### What the task requires
Only the lines from the start of the data through the line containing "6739,6765,6757,6643,6787,6983]" should be written out, exactly as they are, with both ends included and the pictures left out.

### Material
——

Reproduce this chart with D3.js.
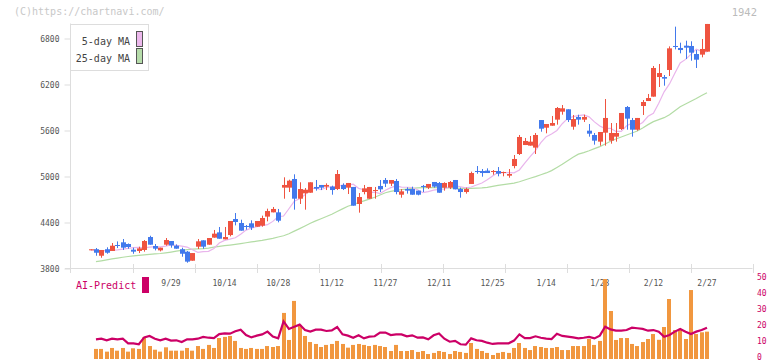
<!DOCTYPE html>
<html>
<head>
<meta charset="utf-8">
<script src="https://cdn.jsdelivr.net/npm/d3@7"></script>
<style>
body { margin: 0; background: white; }
text { font-family: "DejaVu Sans Mono", monospace; }
</style>
</head>
<body>
<div id="paper"></div>
<script>

// daily candles, index 0 .. 115 (last one is 2/27).

const opens = [4044,4045,3960,4045,4022,4100,4135,4113,4039,4022,
    4035,4204,4087,4030,4104,4152,4091,4045,4013,3895,
    4078,4161,4104,4196,4265,4174,4230,4439,4387,4348,
    4383,4339,4352,4470,4526,4526,4848,4848,4961,4704,
    4774,4782,4857,4883,4861,4861,4830,4883,4848,4857,
    4635,4791,4704,4817,4870,4948,4900,4935,4756,4830,
    4830,4809,4870,4848,4922,4909,4848,4848,4948,4830,
    4791,4896,5065,5065,5070,5052,5065,5043,5004,5130,
    5287,5404,5396,5370,5730,5630,5656,5735,5839,5870,
    5643,5770,5735,5591,5535,5448,5565,5461,5513,5613,
    5900,5730,5604,5913,5978,6035,6291,6291,6383,6696,
    6670,6700,6696,6591,6583,6622]

const highs = [4044,4061,4035,4070,4126,4147,4178,4120,4065,4078,
    4165,4221,4113,4065,4191,4152,4108,4065,4022,3995,
    4178,4161,4191,4296,4335,4335,4413,4517,4430,4361,
    4422,4413,4483,4574,4596,4570,4983,4952,5022,4918,
    4843,4918,4948,4883,4904,4874,5078,4904,4909,4857,
    4778,4883,4857,4857,4948,4974,4948,4961,4830,4852,
    4861,4809,4883,4896,4922,4922,4918,4935,4948,4848,
    4848,5057,5130,5091,5100,5078,5117,5057,5091,5274,
    5535,5496,5522,5561,5730,5678,5783,5900,5926,5870,
    5796,5800,5800,5678,5561,5574,6004,5691,5691,5822,
    5913,5757,5757,5991,6070,6435,6461,6317,6691,6948,
    6739,6765,6757,6643,6787,6983]

const lows = [4044,3960,3934,3986,4022,4060,4035,4052,3986,3995,
    4013,4104,4030,4017,4091,4065,4052,3947,3869,3895,
    4048,4052,4104,4196,4182,4174,4213,4356,4287,4300,
    4296,4339,4339,4409,4526,4396,4704,4791,4561,4635,
    4561,4782,4809,4817,4817,4756,4817,4817,4765,4613,
    4522,4761,4704,4704,4791,4857,4870,4761,4717,4770,
    4756,4748,4791,4830,4848,4782,4809,4830,4826,4717,
    4770,4896,5030,4991,5039,5017,4996,4996,4978,5100,
    5274,5404,5396,5287,5578,5557,5656,5670,5800,5704,
    5604,5670,5704,5513,5409,5396,5396,5422,5448,5600,
    5604,5513,5591,5796,5978,6035,6161,6178,6304,6652,
    6600,6526,6504,6409,6548,6622]

const closes = [4044,3999,4035,3999,4091,4095,4065,4074,4013,4056,
    4152,4104,4052,4065,4165,4095,4052,3986,3883,3995,
    4148,4078,4191,4248,4182,4204,4413,4400,4287,4335,
    4326,4413,4452,4543,4570,4417,4883,4939,4704,4830,
    4821,4918,4835,4848,4883,4817,5026,4830,4909,4613,
    4726,4839,4857,4817,4826,4900,4948,4791,4800,4809,
    4756,4756,4857,4896,4861,4782,4909,4922,4826,4791,
    4830,5039,5052,5039,5039,5065,5030,5052,5026,5222,
    5509,5457,5448,5535,5617,5678,5691,5887,5883,5730,
    5743,5735,5770,5552,5461,5574,5757,5561,5561,5822,
    5748,5604,5757,5965,6017,6409,6343,6270,6665,6683,
    6643,6674,6609,6517,6657,6983]

// moving averages.

const ma5 = [4035,4030,4026,4026,4030,4036,4046,4057,4065,4068,
    4062,4072,4080,4076,4086,4100,4095,4085,4073,4038,
    4005,4013,4017,4055,4125,4160,4176,4195,4240,4294,
    4320,4340,4352,4365,4408,4470,4478,4573,4670,4703,
    4755,4835,4842,4822,4850,4861,4860,4882,4881,4893,
    4839,4821,4783,4789,4770,4813,4848,4870,4856,4853,
    4850,4821,4782,4796,4815,4825,4830,4861,4874,4860,
    4846,4856,4882,4908,4950,5000,5047,5045,5045,5042,
    5079,5168,5253,5332,5434,5513,5547,5594,5682,5751,
    5774,5787,5796,5772,5706,5652,5618,5623,5581,5583,
    5655,5690,5659,5698,5779,5818,5950,6098,6201,6341,
    6474,6521,6587,6655,6625,6620]

const ma25 = [null,3882,3894,3906,3918,3929,3940,3950,3957,3964,
    3971,3977,3983,3989,3998,4008,4019,4029,4039,4045,
    4049,4053,4060,4072,4083,4091,4099,4108,4118,4129,
    4140,4150,4161,4174,4187,4204,4221,4247,4281,4314,
    4348,4383,4415,4443,4471,4501,4536,4571,4605,4629,
    4652,4676,4699,4722,4752,4781,4800,4813,4822,4830,
    4838,4846,4848,4848,4848,4848,4848,4845,4842,4839,
    4839,4839,4842,4845,4852,4865,4878,4888,4898,4907,
    4925,4948,4970,4992,5016,5040,5070,5112,5154,5200,
    5245,5285,5305,5330,5357,5383,5418,5453,5483,5509,
    5535,5561,5587,5626,5670,5709,5735,5761,5800,5852,
    5904,5939,5974,6010,6049,6087]

// AI-Predict panel, days 1 .. 115.

const ai_bars = [6.3,6.3,4.6,6.9,5.2,6.9,4.6,6.7,6.3,13.5,
    8.1,5.8,4.6,7.3,5.2,5.2,5.2,6.9,5.2,8.1,
    6.3,8.8,6.9,13.1,13.8,14.4,11.3,6.9,6.3,6.9,
    6.3,6.3,8.1,7.5,8.1,28.8,11.9,36.3,21.3,14.4,
    10.6,9.4,7.5,8.8,9.4,11.3,9.4,7.1,8.8,9.4,
    8.8,8.1,8.8,8.1,7.5,5.0,8.8,5.0,5.0,5.6,
    4.4,5.0,3.1,3.8,5.0,4.4,3.1,5.0,4.4,3.8,
    10.0,6.3,5.0,3.8,2.5,3.8,4.4,3.8,6.9,10.0,
    6.9,5.6,8.1,7.5,6.9,6.9,7.5,5.6,5.6,8.1,
    8.1,8.1,12.5,8.8,11.3,50,30,11.9,13.1,13.1,
    9.4,8.1,10.6,12.5,15.6,12,20,37.5,18.1,18.8,
    12.5,43.1,15.6,16.7,17.1]

const ai_line = [12.3,12.7,11.7,12.7,12.3,12.7,9.8,9.8,9.2,13.5,
    14.4,12.7,11.7,12.7,11.5,11.7,10.6,12.3,12.3,12.7,
    13.8,13.3,13.1,15.6,16.0,15.8,17.3,18.3,15.0,13.5,
    14.6,15.4,17.1,14.0,12.9,23.5,18.8,20.2,21.5,18.1,
    17.1,18.3,18.3,17.5,17.9,20.0,15.4,14.6,13.3,14.8,
    12.9,14.0,14.2,16.5,16.5,15.0,15.4,15.4,14.2,14.8,
    13.3,13.5,12.3,14.8,16.0,12.7,10.8,11.3,9.2,9.0,
    12.9,11.7,11.3,10.2,9.4,9.8,9.8,9.8,11.5,15.4,
    13.1,13.1,14.2,13.3,12.7,12.5,15.8,14.4,14.0,13.5,
    12.9,13.3,13.8,12.9,14.6,20.2,18.5,17.7,17.7,18.1,
    19.6,19.2,18.8,17.7,18.1,17.1,13.9,15.0,17.1,18.8,
    17.1,15.6,17.1,18.1,19.6]

// tick labels.

const date_labels = ["9/29","10/14","10/28","11/12","11/27","12/11","12/25","1/14","1/28","2/12","2/27"]
const date_label_days = [15,25,35,45,55,65,75,85,95,105,115]
const price_ticks = [3800,4400,5000,5600,6200,6800]
const ai_ticks = [0,10,20,30,40,50]

const up_color = "#ef5340"
const down_color = "#4279ec"
const ai_color = "#cc0066"

// canvas.

let svg = d3.select("#paper")
    .append("svg")
    .attr("id", "canvas")
    .attr("width", 772)
    .attr("height", 361)
    .style("background-color", "white")

// scales.

let x = d3.scaleLinear().domain([0, 115]).range([90.6, 707])
let y = d3.scaleLinear().domain([3800, 6800]).range([268, 38])
let y_ai = d3.scaleLinear().domain([0, 50]).range([359, 279])
let grid = d3.scaleLinear().domain([0, 11]).range([70.5, 752.5])

// header texts.

svg.append("text")
    .attr("x", 14).attr("y", 15)
    .style("font-size", "10px").style("fill", "#c8c8c8")
    .text("(C)https://chartnavi.com/")

svg.append("text")
    .attr("x", 757).attr("y", 16)
    .attr("text-anchor", "end")
    .style("font-size", "10.5px").style("fill", "#bbb")
    .text("1942")

// price axis.

let y_axis = d3.axisLeft(y).tickValues(price_ticks).tickFormat(d3.format("d"))
    .tickSize(6).tickSizeOuter(0).tickPadding(5)
let y_g = svg.append("g").attr("transform", "translate(70.5,0.5)").call(y_axis)
y_g.select(".domain").remove()
y_g.selectAll("line").attr("stroke", "#ddd")
y_g.selectAll("text").style("font-size", "8px").style("fill", "#555").style("font-family", "DejaVu Sans Mono")

svg.append("line")
    .attr("x1", 70.5).attr("x2", 70.5).attr("y1", 23.5).attr("y2", 273)
    .attr("stroke", "#ddd")

svg.append("line")
    .attr("x1", 65).attr("x2", 752.5).attr("y1", 268.5).attr("y2", 268.5)
    .attr("stroke", "#ddd")

svg.selectAll(".grid_tick")
    .data(d3.range(1, 12))
    .join("line")
    .attr("class", "grid_tick")
    .attr("x1", d => Math.round(grid(d)) + 0.5)
    .attr("x2", d => Math.round(grid(d)) + 0.5)
    .attr("y1", 264).attr("y2", 273)
    .attr("stroke", "#ddd")

// moving averages (drawn under the candles).

let ma_line = d3.line()
    .defined(d => d != null)
    .x((d, i) => x(i))
    .y(d => y(d))

svg.append("path")
    .attr("d", ma_line(ma25))
    .attr("fill", "none").attr("stroke", "#b3dca5").attr("stroke-width", 1.2)

svg.append("path")
    .attr("d", ma_line(ma5))
    .attr("fill", "none").attr("stroke", "#e9b5ec").attr("stroke-width", 1.2)

// candles.

let days = d3.range(opens.length)

svg.selectAll(".wick")
    .data(days)
    .join("rect")
    .attr("class", "wick")
    .attr("x", i => Math.round(x(i)))
    .attr("y", i => y(highs[i]))
    .attr("width", 1)
    .attr("height", i => Math.max(1, y(lows[i]) - y(highs[i])))
    .style("fill", i => closes[i] >= opens[i] ? up_color : down_color)

svg.selectAll(".body")
    .data(days)
    .join("rect")
    .attr("class", "body")
    .attr("x", i => Math.round(x(i)) - 2)
    .attr("y", i => y(Math.max(opens[i], closes[i])))
    .attr("width", 5)
    .attr("height", i => Math.max(1, Math.abs(y(opens[i]) - y(closes[i]))))
    .style("fill", i => closes[i] >= opens[i] ? up_color : down_color)

// legend.

svg.append("rect")
    .attr("x", 70.5).attr("y", 24.5).attr("width", 78).attr("height", 46)
    .attr("fill", "white").attr("stroke", "#ddd")

let legend = [["5-day MA", "#ecb8ec", 31.5, 45], ["25-day MA", "#b6dcaa", 48.5, 62]]

svg.selectAll(".legend_swatch")
    .data(legend)
    .join("rect")
    .attr("class", "legend_swatch")
    .attr("x", 136.5).attr("y", d => d[2])
    .attr("width", 6).attr("height", 15)
    .attr("fill", d => d[1]).attr("stroke", "#555")

svg.selectAll(".legend_text")
    .data(legend)
    .join("text")
    .attr("class", "legend_text")
    .attr("x", 130).attr("y", d => d[3])
    .attr("text-anchor", "end")
    .style("font-size", "10px").style("fill", "#444")
    .text(d => d[0])

// date labels.

svg.selectAll(".date_label")
    .data(date_labels)
    .join("text")
    .attr("class", "date_label")
    .attr("x", (d, i) => x(date_label_days[i]))
    .attr("y", 285.5)
    .attr("text-anchor", "middle")
    .style("font-size", "8px").style("fill", "#555")
    .text(d => d)

// AI-Predict panel.

svg.append("text")
    .attr("x", 76).attr("y", 289)
    .style("font-size", "10px").style("fill", ai_color)
    .text("AI-Predict")

svg.append("rect")
    .attr("x", 142).attr("y", 277).attr("width", 7).attr("height", 16)
    .attr("fill", ai_color)

svg.selectAll(".ai_bar")
    .data(ai_bars)
    .join("rect")
    .attr("class", "ai_bar")
    .attr("x", (d, i) => Math.round(x(i + 1)) - 2)
    .attr("y", d => y_ai(d))
    .attr("width", 4)
    .attr("height", d => y_ai(0) - y_ai(d))
    .style("fill", "#f1973f")

svg.append("path")
    .attr("d", d3.line().x((d, i) => x(i + 1)).y(d => y_ai(d))(ai_line))
    .attr("fill", "none").attr("stroke", ai_color).attr("stroke-width", 2.2)

svg.selectAll(".ai_tick")
    .data(ai_ticks)
    .join("text")
    .attr("class", "ai_tick")
    .attr("x", 757)
    .attr("y", d => y_ai(d) - 2)
    .attr("dy", "0.35em")
    .style("font-size", "8px").style("fill", ai_color)
    .text(d => d)

</script>
</body>
</html>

——

### Expected answer
Reproduce this chart with D3.js.
<!DOCTYPE html>
<html>
<head>
<meta charset="utf-8">
<script src="https://cdn.jsdelivr.net/npm/d3@7"></script>
<style>
body { margin: 0; background: white; }
text { font-family: "DejaVu Sans Mono", monospace; }
</style>
</head>
<body>
<div id="paper"></div>
<script>

// daily candles, index 0 .. 115 (last one is 2/27).

const opens = [4044,4045,3960,4045,4022,4100,4135,4113,4039,4022,
    4035,4204,4087,4030,4104,4152,4091,4045,4013,3895,
    4078,4161,4104,4196,4265,4174,4230,4439,4387,4348,
    4383,4339,4352,4470,4526,4526,4848,4848,4961,4704,
    4774,4782,4857,4883,4861,4861,4830,4883,4848,4857,
    4635,4791,4704,4817,4870,4948,4900,4935,4756,4830,
    4830,4809,4870,4848,4922,4909,4848,4848,4948,4830,
    4791,4896,5065,5065,5070,5052,5065,5043,5004,5130,
    5287,5404,5396,5370,5730,5630,5656,5735,5839,5870,
    5643,5770,5735,5591,5535,5448,5565,5461,5513,5613,
    5900,5730,5604,5913,5978,6035,6291,6291,6383,6696,
    6670,6700,6696,6591,6583,6622]

const highs = [4044,4061,4035,4070,4126,4147,4178,4120,4065,4078,
    4165,4221,4113,4065,4191,4152,4108,4065,4022,3995,
    4178,4161,4191,4296,4335,4335,4413,4517,4430,4361,
    4422,4413,4483,4574,4596,4570,4983,4952,5022,4918,
    4843,4918,4948,4883,4904,4874,5078,4904,4909,4857,
    4778,4883,4857,4857,4948,4974,4948,4961,4830,4852,
    4861,4809,4883,4896,4922,4922,4918,4935,4948,4848,
    4848,5057,5130,5091,5100,5078,5117,5057,5091,5274,
    5535,5496,5522,5561,5730,5678,5783,5900,5926,5870,
    5796,5800,5800,5678,5561,5574,6004,5691,5691,5822,
    5913,5757,5757,5991,6070,6435,6461,6317,6691,6948,
    6739,6765,6757,6643,6787,6983]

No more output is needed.